You will need to have some regard to the tenant's current situation though. Commercial leases are subject to "contracting out" which relates to security of tenure. You need to understand if the current lease is contracted out or not. If it is then you have the right to end it when the fixed term expires. If it isn't then the tenant can apply for a new lease on the same terms (save as for rent) and the landlord has limited grounds to object.

If the current lease is not contracted out then your new lease cannot be contracted out (but I have seen differing opinions on this point). This may not matter if the aim is to keep the property let, but more of a problem should you ever want to get it back.

Deposits are not covered by legislation, so you can hold yourself (ideally in a separate bank account).

Don't forget that you need a valid EPC (E band or above).

I strongly suggest that you get a solicitor to draft the lease as they will cover all the points you raise, and many more. This is particularly important should you ever wish to borrow money against the property; the lender will want all of the paperwork in order. To make things easier, set out all heads of terms that you agree with the tenant, so that your solicitor has an easier job, for example full (and accurate) tenants' names and addresses, agreed rent, rent reviews, repairs, services, service charges, shared facilities, etc. etc.

Ian Narbeth

15:22 PM, 19th September 2019
About 4 weeks ago

Jennifer
Graham makes some excellent points. Please, please get professional help. If you don't you can end up damaging your own interests and may be stuck with a tenant on unsatisfactory terms. Anyone who offers you a "template contract" for you to fill in and work from on your own is doing you a disservice.

Hedley

16:58 PM, 20th September 2019
About 4 weeks ago

I agree with the above - you should not try to deal with a commercial lease using a template and, as you are not conversant with this type of property, you should seek professional help - whether this be a Solicitor or Chartered Surveyor. I would add that the majority of commercial leases are not contracted out and the tenant has extensive rights to a renewal lease, subject to certain exceptions. They also have the right to ask the court to set the new terms if the landlord and tenant cannot agree. I will not go into details, suffice it say - get advice!

Puzzler

8:48 AM, 22nd September 2019
About 3 weeks ago

Yep, find a commercial managing agent, please

Larry Sweeney

7:56 AM, 23rd September 2019
About 3 weeks ago

Jennifer, I agree with all of the above . In the event of a tenant defaulting on rent under the terms of the TCE (Tribunal courts and enforcement act) you can employ a certificated enforcement agent to forfeit the lease.
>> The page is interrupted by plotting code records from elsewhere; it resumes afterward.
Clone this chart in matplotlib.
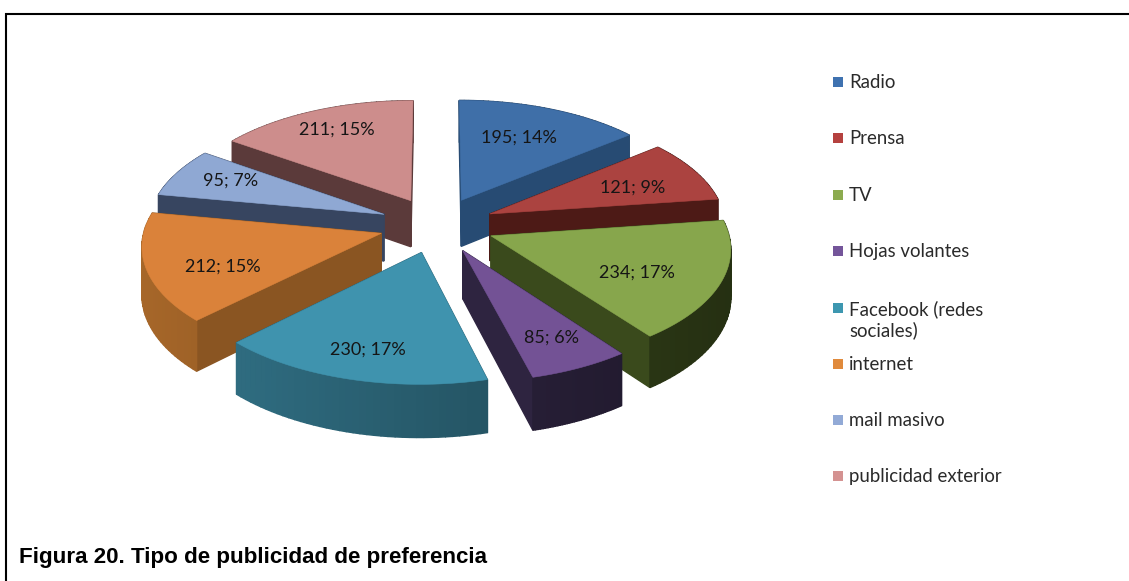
import numpy as np
import matplotlib
matplotlib.use("Agg")
import matplotlib.pyplot as plt
from matplotlib.patches import Polygon, Rectangle

categories = ["Radio", "Prensa", "TV", "Hojas volantes", "Facebook (redes\nsociales)",
              "internet", "mail masivo", "publicidad exterior"]
values = [195, 121, 234, 85, 230, 212, 95, 211]
top_colors = ["#3f6fa8", "#ab4340", "#87a64c", "#735295", "#3f93ae", "#da823a", "#8fa8d3", "#cd8d8c"]
side_colors = ["#274b73", "#4d1a16", "#3a4a1c", "#2e2440", "#2a6173", "#8a5522", "#374560", "#5b3a3a"]
legend_colors = ["#3f72b0", "#b5413f", "#8cab4f", "#74559a", "#3d97b0", "#e08a3c", "#92aad6", "#d49291"]

# label centres and legend rows, in pixels
label_pos = [(519, 138), (633, 188), (637, 273), (552, 338), (368, 350), (223, 267), (231, 181), (337, 130)]
legend_y = [82, 138, 195, 251, 308, 364, 420, 476]

# projection of the pie
CX, CY = 437, 225
RADIUS, EXPLODE, DEPTH = 236, 58, 47
TILT, PERSP = 0.482, 0.0004


def project(x, y, z=0):
    s = 1 / (1 + PERSP * y)
    return CX + x * s, CY - TILT * y * s + z * s


def slice_outline(a0, a1, mid):
    ox, oy = EXPLODE * np.sin(mid), EXPLODE * np.cos(mid)
    ang = np.linspace(a0, a1, 40)
    xs = np.r_[ox, ox + RADIUS * np.sin(ang)]
    ys = np.r_[oy, oy + RADIUS * np.cos(ang)]
    return xs, ys


def shade(color, factor):
    rgb = np.array(matplotlib.colors.to_rgb(color)) * factor
    return tuple(np.clip(rgb, 0, 1))


def draw_slice(ax, a0, a1, top, side):
    mid = (a0 + a1) / 2
    xs, ys = slice_outline(a0, a1, mid)
    n = len(xs)
    faces = []
    for i in range(n):
        j = (i + 1) % n
        p = [project(xs[i], ys[i]), project(xs[j], ys[j]),
             project(xs[j], ys[j], DEPTH), project(xs[i], ys[i], DEPTH)]
        # curved rim gets darker to the right, like the gradient of the original
        col = side
        if i > 0 and j > 0:
            col = shade(side, 1.2 - 0.4 * (p[0][0] - 150) / 500 * 1.2)
        faces.append(((ys[i] + ys[j]) / 2, p, col))
    for _, p, col in sorted(faces, key=lambda f: -f[0]):
        ax.add_patch(Polygon(p, closed=True, fc=col, ec=col, lw=1.0))
    sx, sy = project(xs, ys)
    ax.add_patch(Polygon(np.c_[sx, sy], closed=True, fc=top, ec=top, lw=0.4))


fig = plt.figure(figsize=(11.29, 5.81), dpi=100)
ax = fig.add_axes([0, 0, 1, 1])
ax.set_xlim(0, 1129)
ax.set_ylim(581, 0)
ax.axis("off")

# frame, only left and top are visible in the original
ax.plot([6, 6, 1129], [581, 14, 14], color="black", lw=1.5, solid_joinstyle="miter")

total = sum(values)
edges = np.r_[0, np.cumsum(values)] / total * 2 * np.pi
mids = (edges[:-1] + edges[1:]) / 2

for i in sorted(range(len(values)), key=lambda k: -np.cos(mids[k])):
    draw_slice(ax, edges[i], edges[i + 1], top_colors[i], side_colors[i])

for v, (lx, ly) in zip(values, label_pos):
    ax.text(lx, ly, f"{v}; {round(100 * v / total)}%", ha="center", va="center",
            fontsize=13, family="Lato", color="#151515")

for name, col, ly in zip(categories, legend_colors, legend_y):
    ax.add_patch(Rectangle((833, ly - 5), 10, 10, fc=col, ec="none"))
    ax.text(849, ly - 8, name, ha="left", va="top", fontsize=13.4, family="Lato",
            color="#2a2a2a", linespacing=1.25)

ax.text(19, 558, "Figura 20. Tipo de publicidad de preferencia", ha="left", va="center",
        fontsize=16.1, fontweight="bold", family="Liberation Sans", color="black")

fig.savefig("out.png", dpi=100)
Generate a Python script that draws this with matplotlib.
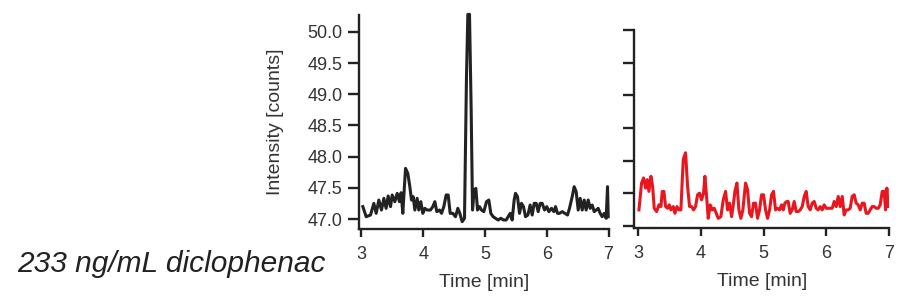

This obviates the need for court proceedings.

Hedley

15:45 PM, 23rd September 2019
About 3 weeks ago

Larry
unless the tenant subsequently applies for relief against forfeiture, in which case the court would be involved.
All the more reason to use a professional to advise if and what action to take and when.
In the matter of lease renewals and rent reviews, it is very important to employ a Chartered Surveyor. If there is a dispute (in rent reviews) which the parties cannot resolve, leases normally stipulate that it should be decided by a Chartered Surveyor acting either as an independent surveyor or arbitrator and if the parties cannot agree on the surveyor to use, the president of the Royal Institution of Chartered Surveyors is to appoint one.

Larry Sweeney

8:03 AM, 24th September 2019
About 3 weeks ago

Thanks Hedley, i did not intend to get in to an indepth discussion on the provisions of the TCE , I was simply pointing out that there is a quick simple remedy for dealing with rent defaulters. As regards applying for relief , it must be done promptly and few tenants who owe arrears take this route , for relief to be granted by the court the arrears would need to be discharged. The TCE also allows for the landlord to instruct an EA to take control of a tenants Goods although this provision is pretty much useless as notice must be given, thus allowing a defaulter to move his chattels to safety.

Hedley

12:28 PM, 24th September 2019
About 3 weeks ago

Agreed Larry. All this just goes to show that it is not sensible for an amateur to deal with commercial property management.